Osborne announced in today’s’ Spending Review that he plans to build 400,000 new “affordable” homes in England over the next five years.
Around £4 billion of government cash will be used to help public and private house builders construct 135,000 homes that will be sold into shared ownership. A further £2.3 billion will ensure that 200,000 homes will be built for first-time buyers and sold to them at a discount. Additional funding will be put towards the construction of specialist homes for the elderly and those with disabilities.
Ploughing so much public cash into property development might seem like a weird thing for a Conservative government to be doing, but it has worked out very well for them before.
Ahead of the 1951 General Election, the Winston Churchill lead Conservative party found themselves pledging, almost by accident, to build 300,000 houses a year. One of their MPs had suggested the figure at that year’s party conference and it proved so popular that Churchill thought he had no choice but to adopt the policy.
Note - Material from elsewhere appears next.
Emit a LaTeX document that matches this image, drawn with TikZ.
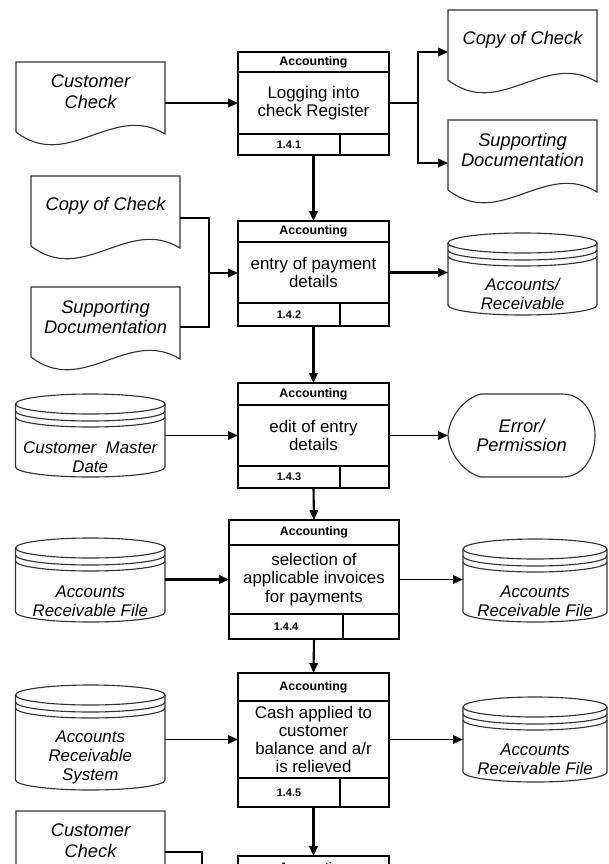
\documentclass[tikz,border=0pt]{standalone}
\usepackage{fontspec}
\setmainfont{Liberation Sans}
\usetikzlibrary{positioning,arrows.meta,calc}
\newlength{\pxu}
\setlength{\pxu}{0.025cm}

\begin{document}
\begin{tikzpicture}[x=0.025cm, y=-0.025cm, >={Triangle[length=7pt,width=6pt]},
  procbox/.style={draw, line width=2pt, inner sep=0pt, outer sep=0pt, align=center},
  prochead/.style={procbox, font=\bfseries\fontsize{8.8}{10}\selectfont},
  procbody/.style={procbox, font=\fontsize{12}{12.9}\selectfont},
  procnum/.style={procbox, font=\bfseries\fontsize{7.8}{9}\selectfont},
  docu/.style={inner sep=0pt, outer sep=0pt, minimum width=149*\pxu, minimum height=60*\pxu, align=center, font=\itshape\fontsize{13}{14.8}\selectfont},
  drum/.style={inner sep=0pt, outer sep=0pt},
  drumtxt/.style={inner sep=0pt, align=center, font=\itshape\fontsize{12}{13.5}\selectfont},
  errbox/.style={inner sep=0pt, outer sep=0pt, align=center, font=\itshape\fontsize{13}{13.8}\selectfont},
  outline/.style={draw=black!80, line width=0.8pt},
  flow/.style={->, line width=1.5pt},
  thinflow/.style={->, line width=0.8pt},
  link/.style={line width=1.5pt}]

  \useasboundingbox (0,0) rectangle (608,864);
  \clip (0,0) rectangle (608,864);
  \fill[white] (0,0) rectangle (608,864);

  % process boxes
  \node[procbody, minimum width=151*\pxu, minimum height=62*\pxu] (p1b) at (313.5,103) {Logging into\\check Register};
  \node[prochead, minimum width=151*\pxu, minimum height=20*\pxu, above=0pt of p1b] (p1h) {Accounting};
  \node[procnum, minimum width=102*\pxu, minimum height=21*\pxu, below right=0pt and 0pt of p1b.south west] (p1n) {1.4.1};
  \node[procnum, minimum width=49*\pxu, minimum height=21*\pxu, right=0pt of p1n] (p1x) {};

  \node[procbody, minimum width=151*\pxu, minimum height=61*\pxu] (p2b) at (313.5,272.5) {entry of payment\\details};
  \node[prochead, minimum width=151*\pxu, minimum height=21*\pxu, above=0pt of p2b] (p2h) {Accounting};
  \node[procnum, minimum width=102*\pxu, minimum height=23*\pxu, below right=0pt and 0pt of p2b.south west] (p2n) {1.4.2};
  \node[procnum, minimum width=49*\pxu, minimum height=23*\pxu, right=0pt of p2n] (p2x) {};

  \node[procbody, minimum width=151*\pxu, minimum height=61*\pxu] (p3b) at (313.5,435.5) {edit of entry\\details};
  \node[prochead, minimum width=151*\pxu, minimum height=22*\pxu, above=0pt of p3b] (p3h) {Accounting};
  \node[procnum, minimum width=102*\pxu, minimum height=22*\pxu, below right=0pt and 0pt of p3b.south west] (p3n) {1.4.3};
  \node[procnum, minimum width=49*\pxu, minimum height=22*\pxu, right=0pt of p3n] (p3x) {};

  \node[procbody, minimum width=170*\pxu, minimum height=69*\pxu] (p4b) at (314,579.5) {selection of\\applicable invoices\\for payments};
  \node[prochead, minimum width=170*\pxu, minimum height=25*\pxu, above=0pt of p4b] (p4h) {Accounting};
  \node[procnum, minimum width=114*\pxu, minimum height=25*\pxu, below right=0pt and 0pt of p4b.south west] (p4n) {1.4.4};
  \node[procnum, minimum width=56*\pxu, minimum height=25*\pxu, right=0pt of p4n] (p4x) {};

  \node[procbody, minimum width=151*\pxu, minimum height=77*\pxu] (p5b) at (313.5,739.5) {Cash applied to\\customer\\balance and a/r\\is relieved};
  \node[prochead, minimum width=151*\pxu, minimum height=28*\pxu, above=0pt of p5b] (p5h) {Accounting};
  \node[procnum, minimum width=102*\pxu, minimum height=29*\pxu, below right=0pt and 0pt of p5b.south west] (p5n) {1.4.5};
  \node[procnum, minimum width=49*\pxu, minimum height=29*\pxu, right=0pt of p5n] (p5x) {};

  \node[procbody, minimum width=151*\pxu, minimum height=70*\pxu] (p6b) at (313.5,915) {};
  \node[prochead, minimum width=151*\pxu, minimum height=24*\pxu, above=0pt of p6b] (p6h) {Accounting};

  % documents
  \node[docu] (cc1) at (90.5,92) {Customer\\Check};
  \node[docu] (cpy1) at (522.5,40) {Copy of Check};
  \node[docu] (sup1) at (522.5,150) {Supporting\\Documentation};
  \node[docu] (cpy2) at (105.5,206) {Copy of Check};
  \node[docu] (sup2) at (105.5,317) {Supporting\\Documentation};
  \node[docu] (cc2) at (90.5,841) {Customer\\Check};

  \foreach \n in {cc1,cpy1,sup1,cpy2,sup2,cc2}
    \draw[outline] ($(\n.south west)+(0,10)$) -- (\n.north west) -- (\n.north east) -- ($(\n.south east)+(0,12)$)
      .. controls ($(\n.south west)+(97,-20)$) and ($(\n.south west)+(52,50)$) .. ($(\n.south west)+(0,10)$);

  % data stores
  \node[drum, minimum width=149*\pxu, minimum height=82*\pxu] (ar1) at (522.5,274) {};
  \node[drum, minimum width=149.5*\pxu, minimum height=83*\pxu] (cmd) at (90.25,435.5) {};
  \node[drum, minimum width=149.5*\pxu, minimum height=84*\pxu] (arf1) at (90.25,580) {};
  \node[drum, minimum width=144*\pxu, minimum height=83*\pxu] (arf2) at (535,580.5) {};
  \node[drum, minimum width=149.5*\pxu, minimum height=105*\pxu] (ars) at (90.25,737.5) {};
  \node[drum, minimum width=144*\pxu, minimum height=85*\pxu] (arf3) at (535,739.5) {};

  \foreach \n/\r in {ar1/74.5, cmd/74.75, arf1/74.75, arf2/72, ars/74.75, arf3/72} {
    \draw[outline] ($(\n.north)+(0,10)$) ellipse [x radius=\r, y radius=10];
    \draw[outline] ($(\n.north west)+(0,10)$) -- ($(\n.south west)+(0,-10)$)
      arc[start angle=180, end angle=0, x radius=\r, y radius=10] -- ($(\n.north east)+(0,10)$);
    \foreach \d in {17,23}
      \draw[outline] ($(\n.north west)+(0,\d)$) arc[start angle=180, end angle=0, x radius=\r, y radius=10];
  }

  \node[drumtxt] (ar1t) at ([yshift=-20*\pxu]ar1.center) {Accounts/\\Receivable};
  \node[drumtxt] (cmdt) at ([yshift=-21.5*\pxu]cmd.center) {Customer\ \ Master\\Date};
  \node[drumtxt] (arf1t) at ([yshift=-21*\pxu]arf1.center) {Accounts\\Receivable File};
  \node[drumtxt] (arf2t) at ([yshift=-20.5*\pxu]arf2.center) {Accounts\\Receivable File};
  \node[drumtxt] (arst) at ([yshift=-19.5*\pxu]ars.center) {Accounts\\Receivable\\System};
  \node[drumtxt] (arf3t) at ([yshift=-19.5*\pxu]arf3.center) {Accounts\\Receivable File};

  % display
  \node[errbox, minimum width=147*\pxu, minimum height=83*\pxu] (err) at (521.5,435.5) {Error/\\Permission};
  \draw[outline, shift={(err.north west)}] (33,0) -- (114,0) .. controls (158,0) and (158,83) .. (114,83)
    -- (33,83) .. controls (14,78) and (1,58) .. (0,41.5) .. controls (1,25) and (14,5) .. cycle;

  % flows
  \coordinate (br1) at (418,103);
  \coordinate (j2) at (209,273);
  \coordinate (j6) at (202,900);

  \draw[flow] (p1b.west -| cc1.east) -- (p1b.west);
  \draw[flow] (p1b.east) -- (br1) |- ([yshift=-12*\pxu]cpy1.west);
  \draw[flow] (br1) |- ([yshift=-13*\pxu]sup1.west);
  \draw[flow] (p1b.south |- p1n.south) -- (p2h.north);

  \draw[link] ([yshift=-12*\pxu]cpy2.east) -| (j2);
  \draw[link] ([yshift=-10*\pxu]sup2.east) -| (j2);
  \draw[flow] (j2) -- (j2 -| p2b.west);
  \draw[flow] (p2b.east) -- (p2b.east -| ar1.west);
  \draw[flow] (p2b.south |- p2n.south) -- (p3h.north);

  \draw[thinflow] (p3b.west -| cmd.east) -- (p3b.west);
  \draw[thinflow] (p3b.east) -- (p3b.east -| err.west);
  \draw[flow] (p3b.south |- p3n.south) -- (p4h.north);

  \draw[flow] (p4b.west -| arf1.east) -- (p4b.west);
  \draw[thinflow] (p4b.east) -- (p4b.east -| arf2.west);
  \draw[flow] (p4b.south |- p4n.south) -- (p5h.north);

  \draw[thinflow] (p5b.west -| ars.east) -- (p5b.west);
  \draw[thinflow] (p5b.east) -- (p5b.east -| arf3.west);
  \draw[flow] (p5b.south |- p5n.south) -- (p6h.north);

  \draw[link] ([yshift=-11*\pxu]cc2.east) -| (j6);
\end{tikzpicture}
\end{document}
The Conservative’s duly made the housing pledge central to their election campaign. Here is an excerpt from their 1951 manifesto:
Housing is the first of the social services. It is also one of the keys to increased productivity. Work, family life, health and education are all undermined by crowded houses. Therefore, a Conservative and Unionist Government will give housing a priority second only to national defence.
They won the election and Churchill tasked an unwilling Macmillan with overseeing the building. In his diary Macmillan wrote:
Churchill says it is a gamble — make or mar my political career. But every humble home will bless my name, if I succeed. On the whole it seems impossible to refuse — but, oh dear, it is not my cup of tea
Churchill was right, if Macmillan succeeded it would make his career. With the backing of the Prime Minister and the Chancellor of the Exchequer, Macmillan set about making the 300,000 house pledge a reality. In 1954, he actually surpassed the target, overseeing the construction of 350,000 homes.
Osborne will be aware of Macmillan’s success and very aware of what happened next. The Conservative Party’s popularity increased – they stayed in power to 1964, and Macmillan was lauded for his success. He was promoted to Defence Minister, then Foreign Secretary, then Chancellor of the Exchequer. By 1957, he was Prime Minister.
Osborne is in the running to succeed David Cameron as the next leader of the Conservative party. If his house building gamble pays off, he will be hoping that like Macmillan, he will be able to use his new found popularity to move from Chancellor to Prime Minister.